Researchers from the Peregrini Lindisfarne Landscape Partnership Scheme uncovered the stone foundations of the church while excavating the Holy Island of Lindisfarne. Scholars believe St. Aidan and St. Cuthbert used this site to convert much of northern and central England to Christianity. 

Experts believed the original Anglo-Saxon churches stood on a rocky ridge called the Heugh. That's where archaeologists found the remains of the church of St. Aidan and St. Cutherbert. 

Sara Rushton, conservation manager at the council, told the Daily Mail: 'This latest discovery of a potential church building on the Heugh cements Holy Island as one of the most significant early medieval sites in Britain."

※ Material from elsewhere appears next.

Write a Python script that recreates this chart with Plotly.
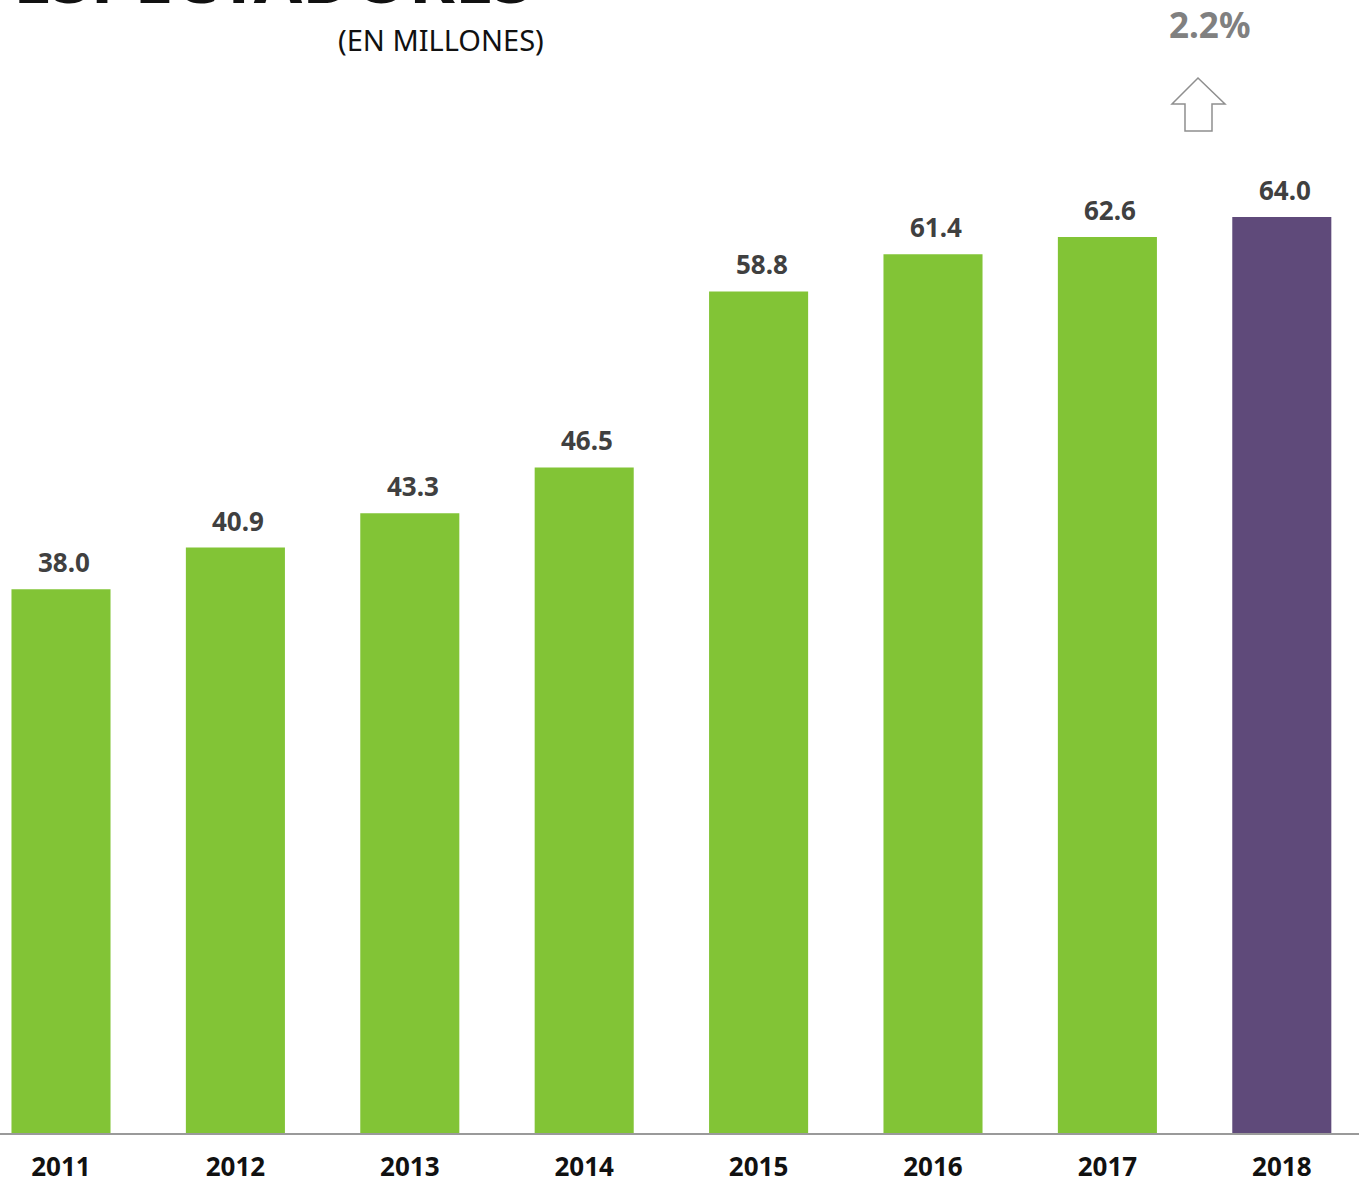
import plotly.graph_objects as go

years = ["2011", "2012", "2013", "2014", "2015", "2016", "2017", "2018"]
values = [38.0, 40.9, 43.3, 46.5, 58.8, 61.4, 62.6, 64.0]
labels = ["38.0", "40.9", "43.3", "46.5", "58.8", "61.4", "62.6", "64.0"]
growth_label = "2.2%"
title_text = "ESPECTADORES"
subtitle_text = "(EN MILLONES)"

GREEN = "#82C436"
PURPLE = "#5F4A7A"
colors = [GREEN] * (len(years) - 1) + [PURPLE]

W, H = 1359, 1179
BASE = 1133                # baseline, px from top
T = 150
B = H - BASE
PH = BASE - T
SCALE = 916 / 64.0         # px per unit


def px_x(px):
    return px / W


def px_y(py):
    return (BASE - py) / PH


fig = go.Figure()
fig.add_trace(go.Bar(
    x=years, y=values, marker=dict(color=colors, line=dict(width=0)),
    width=0.568, hoverinfo="x+y",
))

for i, (v, lab) in enumerate(zip(values, labels)):
    fig.add_annotation(
        x=i, y=v, text=f"<b>{lab}</b>", showarrow=False,
        yanchor="middle", yshift=27, xshift=3,
        font=dict(family="Noto Sans", size=26, color="#404040"),
    )

# subtitle
fig.add_annotation(
    xref="paper", yref="paper", x=px_x(441), y=px_y(39), text=subtitle_text,
    showarrow=False, xanchor="center", yanchor="middle",
    font=dict(family="Noto Sans", size=29, color="#111111"),
)
# title, cut off by the top edge as in the original
fig.add_annotation(
    xref="paper", yref="paper", x=px_x(11), y=px_y(26), text=f"<b>{title_text}</b>",
    showarrow=False, xanchor="left", yanchor="bottom",
    font=dict(family="Noto Sans", size=70, color="#111111"),
)
# growth label
fig.add_annotation(
    xref="paper", yref="paper", x=px_x(1209), y=px_y(24), text=f"<b>{growth_label}</b>",
    showarrow=False, xanchor="center", yanchor="middle",
    font=dict(family="Noto Sans", size=35, color="#808080"),
)

# outlined up-arrow
pts = [(1198, 78), (1225, 104), (1212, 104), (1212, 131), (1185, 131), (1185, 104), (1172, 104)]
path = "M " + " L ".join(f"{px_x(x):.5f},{px_y(y):.5f}" for x, y in pts) + " Z"
fig.add_shape(type="path", xref="paper", yref="paper", path=path,
              line=dict(color="#8f8f8f", width=1.5), fillcolor="rgba(0,0,0,0)")

step = 174.4
a = -61 / step
fig.update_layout(
    width=W, height=H,
    margin=dict(l=0, r=0, t=T, b=B, autoexpand=False),
    paper_bgcolor="white", plot_bgcolor="white",
    showlegend=False,
    xaxis=dict(
        type="category", range=[a, a + W / step], automargin=False,
        showline=True, linecolor="#9a9a9a", linewidth=2,
        ticks="outside", ticklen=10, tickcolor="rgba(0,0,0,0)",
        tickfont=dict(family="Noto Sans", size=26, color="#111111", weight="bold"),
        showgrid=False, fixedrange=True,
    ),
    yaxis=dict(range=[0, PH / SCALE], visible=False, showgrid=False, fixedrange=True,
               automargin=False),
)

fig.write_html(
    "out.html",
    config={"displayModeBar": False},
    post_script="document.body.style.margin='0';",
)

The Holy Island is called the Cradle of Christianity because St. Aidan established a monastery here in 635 AD. The monastery was a place of worship for pagans who converted to Christianity and later became an international center of learning 
This site is also the birth place of the Lindisfarne Gospels, which were some of Britain's earliest manuscripts of the Gospel written by monks. 

When Vikings raided the Holy Island the monks escaped with the texts in hopes of preserving the gospel in England. 

Scholars found the sacred texts centuries later and they stand in the British Library's collection in London today.